Written by the Nashville trio of Rivers Rutherford, Bobby Hamrick and Marti Dodson and partially inspired by the Steubenville High School rape case, “Quarterback” was originally pitched to Carrie Underwood, but one of her reps decided the song would be inappropriate due to the “American Idol” winner’s romantic history with Dallas Cowboys quarterback Tony Romo. Other artists were reportedly similarly unwilling to take on a song about date rape and cyberbullying.

Isabella had a connection to the songwriters — Dodson sang backup vocals on her first album (2012’s “Love Me Like That”) and they’d written together in the past. So eventually Isabella got her shot at the tune, and she too concedes some fretting about its subject matter.

“Myself and my team — we were of course a little bit apprehensive,” said Isabella, clarifying that her “team” refers to her parents, her management and her record labels.

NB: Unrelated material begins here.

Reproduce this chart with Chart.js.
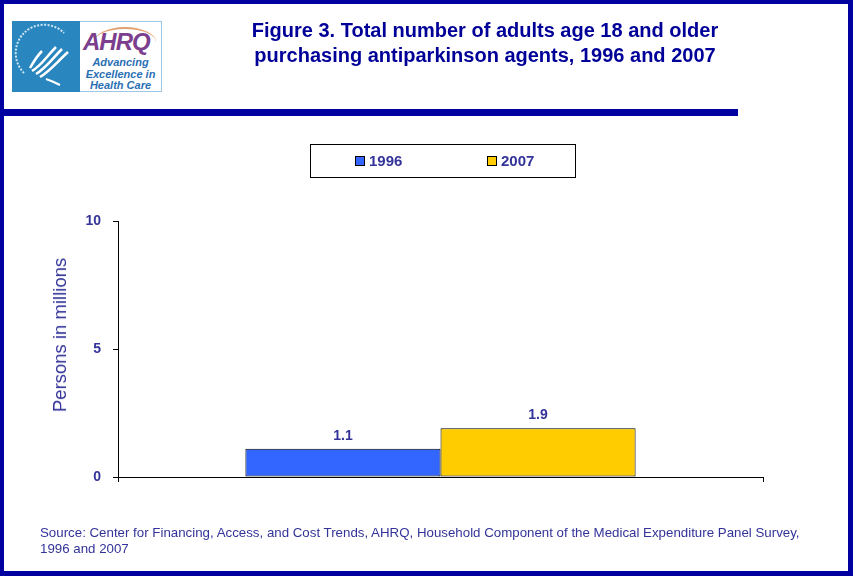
<!DOCTYPE html>
<html>
<head>
<meta charset="utf-8">
<script src="https://cdn.jsdelivr.net/npm/chart.js@4.4.1/dist/chart.umd.min.js"></script>
<style>
  html, body { margin: 0; padding: 0; background: #fff; }
  #page { position: relative; width: 853px; height: 576px; overflow: hidden; background: #fff;
          font-family: 'Liberation Sans', Arial, sans-serif; }
  #frame { position: absolute; left: 0; top: 0; width: 853px; height: 576px; box-sizing: border-box;
           border-style: solid; border-color: #0000a0; border-width: 4px 5px 5px 4px; pointer-events: none; }
  #rule { position: absolute; left: 0; top: 109px; width: 738px; height: 7px; background: #0000a0; }
  #logo { position: absolute; left: 12px; top: 21px; width: 150px; height: 71px; }
  #logo .seal { position: absolute; left: 0; top: 0; width: 68px; height: 71px; background: #2a86be; }
  #logo .txt { position: absolute; left: 68px; top: 0; width: 81px; height: 69px; border: 1px solid #9cc8e6; border-left: none; background: #fff; overflow: hidden; }
  #logo .arc { position: absolute; left: 14px; top: 5px; width: 62px; height: 30px; border-radius: 50%;
               border-top: 2px solid #e0a070; box-sizing: border-box; }
  #logo .ahrq { position: absolute; left: 3px; top: 6px; font: italic bold 24px 'Liberation Sans', Arial, sans-serif; color: #7b3f8e; letter-spacing: -1px; }
  #logo .tag { position: absolute; left: 0; top: 35px; width: 81px; text-align: center; font: italic bold 11px 'Liberation Sans', Arial, sans-serif; color: #2a6fb4; line-height: 11.5px; }
  #title { position: absolute; left: 185px; top: 18px; width: 600px; text-align: center; color: #000099;
           font: bold 20px 'Liberation Sans', Arial, sans-serif; line-height: 25px; }
  #legend { position: absolute; left: 310px; top: 144px; width: 264px; height: 32px; border: 1px solid #000; }
  .lg-item { position: absolute; top: 8px; font: bold 15px 'Liberation Sans', Arial, sans-serif; color: #333399; line-height: 16px; }
  .lg-box { display: inline-block; width: 8px; height: 8px; border: 1px solid #000; margin-right: 4px; vertical-align: 0px; }
  #ytitle { position: absolute; left: 60px; top: 335px; transform: translate(-50%, -50%) rotate(-90deg);
            white-space: nowrap; font: 18.5px 'Liberation Sans', Arial, sans-serif; color: #333399; }
  #source { position: absolute; left: 40px; top: 525px; font: 13.3px 'Liberation Sans', Arial, sans-serif; color: #333399; line-height: 16px; }
  #chart { position: absolute; left: 0; top: 0; }
</style>
</head>
<body>
<div id="page">
  <canvas id="chart" width="853" height="576"></canvas>
  <div id="logo">
    <div class="seal">
      <svg width="68" height="71" viewBox="0 0 68 71">
        <path d="M12 52 A27 27 0 0 1 52 12" fill="none" stroke="#cfe6f4" stroke-width="2" stroke-dasharray="2 1.5"/>
        <path d="M20 50 C30 44 34 36 44 26" fill="none" stroke="#fff" stroke-width="2.5"/>
        <path d="M24 53 C34 47 40 38 50 28" fill="none" stroke="#fff" stroke-width="2.5"/>
        <path d="M28 56 C38 50 44 42 56 31" fill="none" stroke="#fff" stroke-width="2.5"/>
        <path d="M18 47 C22 40 26 34 30 30" fill="none" stroke="#fff" stroke-width="2.5"/>
        <path d="M34 58 C40 60 44 62 48 64" fill="none" stroke="#fff" stroke-width="2"/>
      </svg>
    </div>
    <div class="txt">
      <div class="arc"></div>
      <div class="ahrq">AHRQ</div>
      <div class="tag">Advancing<br>Excellence in<br>Health Care</div>
    </div>
  </div>
  <div id="title">Figure 3. Total number of adults age 18 and older<br>purchasing antiparkinson agents, 1996 and 2007</div>
  <div id="rule"></div>
  <div id="legend"></div>
  <div id="ytitle">Persons in millions</div>
  <div id="source">Source: Center for Financing, Access, and Cost Trends, AHRQ, Household Component of the Medical Expenditure Panel Survey,<br>1996 and 2007</div>
  <div id="frame"></div>
</div>
<script>
const categories = [''];
const seriesNames = ['1996', '2007'];
const seriesValues = [[1.1], [1.9]];
const seriesColors = ['#3366ff', '#ffcc00'];
const yTicks = [0, 5, 10];

const labelColor = '#333399';

// legend built from the series
const legend = document.getElementById('legend');
const legendX = [44, 176];
seriesNames.forEach((name, i) => {
    const item = document.createElement('div');
    item.className = 'lg-item';
    item.style.left = legendX[i] + 'px';
    item.innerHTML = '<span class="lg-box" style="background:' + seriesColors[i] + '"></span>' + name;
    legend.appendChild(item);
});

// value labels above bars
const barLabels = {
    id: 'barLabels',
    afterDatasetsDraw(chart) {
        const ctx = chart.ctx;
        ctx.save();
        ctx.font = "bold 14px 'Liberation Sans', Arial, sans-serif";
        ctx.fillStyle = labelColor;
        ctx.textAlign = 'center';
        ctx.textBaseline = 'bottom';
        chart.data.datasets.forEach((ds, i) => {
            chart.getDatasetMeta(i).data.forEach((bar, j) => {
                ctx.fillText(ds.data[j].toFixed(1), bar.x, bar.y - 6);
            });
        });
        ctx.restore();
    }
};

new Chart(document.getElementById('chart'), {
    type: 'bar',
    data: {
        labels: categories,
        datasets: seriesNames.map((name, i) => ({
            label: name,
            data: seriesValues[i],
            backgroundColor: seriesColors[i],
            borderColor: '#000',
            borderWidth: 1,
            borderSkipped: false,
            categoryPercentage: 0.605,
            barPercentage: 1
        }))
    },
    options: {
        responsive: false,
        animation: false,
        events: [],
        layout: { padding: { left: 30, right: 90, top: 221, bottom: 89 } },
        plugins: { legend: { display: false }, tooltip: { enabled: false } },
        scales: {
            x: {
                grid: { drawOnChartArea: false, drawTicks: true, tickLength: 5, color: '#000', offset: true },
                border: { display: true, color: '#000', width: 1 },
                ticks: { display: false },
                afterFit: (axis) => { axis.height = 10; }
            },
            y: {
                min: 0,
                max: 10,
                afterBuildTicks: (axis) => { axis.ticks = yTicks.map(v => ({ value: v })); },
                grid: { drawOnChartArea: false, drawTicks: true, tickLength: 5, color: '#000' },
                border: { display: true, color: '#000', width: 1 },
                ticks: {
                    padding: 12,
                    color: labelColor,
                    font: { family: "'Liberation Sans', Arial, sans-serif", size: 14, weight: 'bold' }
                },
                afterFit: (axis) => { axis.width = 88; }
            }
        }
    },
    plugins: [barLabels]
});
</script>
</body>
</html>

“We would be lying if we said we weren’t, taking on a song with this subject matter. Ultimately it came down to the fact that this message needed to come out,” she added.

“Quarterback,” she said, “came to me like a gift.”

She did make changes to the song, most notably shifting the perspective from first- to third-person.

In its demo form the song was perhaps harder-hitting musically. In Isabella’s interpretation, the string-based instrumentation is spare and her voice is carefully restrained. It’s with a sense of quiet resignation that she sings: “Monday morning when the word got out, everybody picked a side/ He had the school and the whole town too, and she had nothing but the truth inside.”

That feeling of helplessness, Isabella figures, is universal.

“I keep saying it doesn’t have to be a you girl even,” she reflected. “No matter who you are, you have probably at some point in your life been made to feel like you’re less powerful or less of a person… by another person. I think everybody can relate to that and that’s what ‘Quarterback’ is about. I think that’s why people connect so well to that young girl in the freshman class in the marching band.”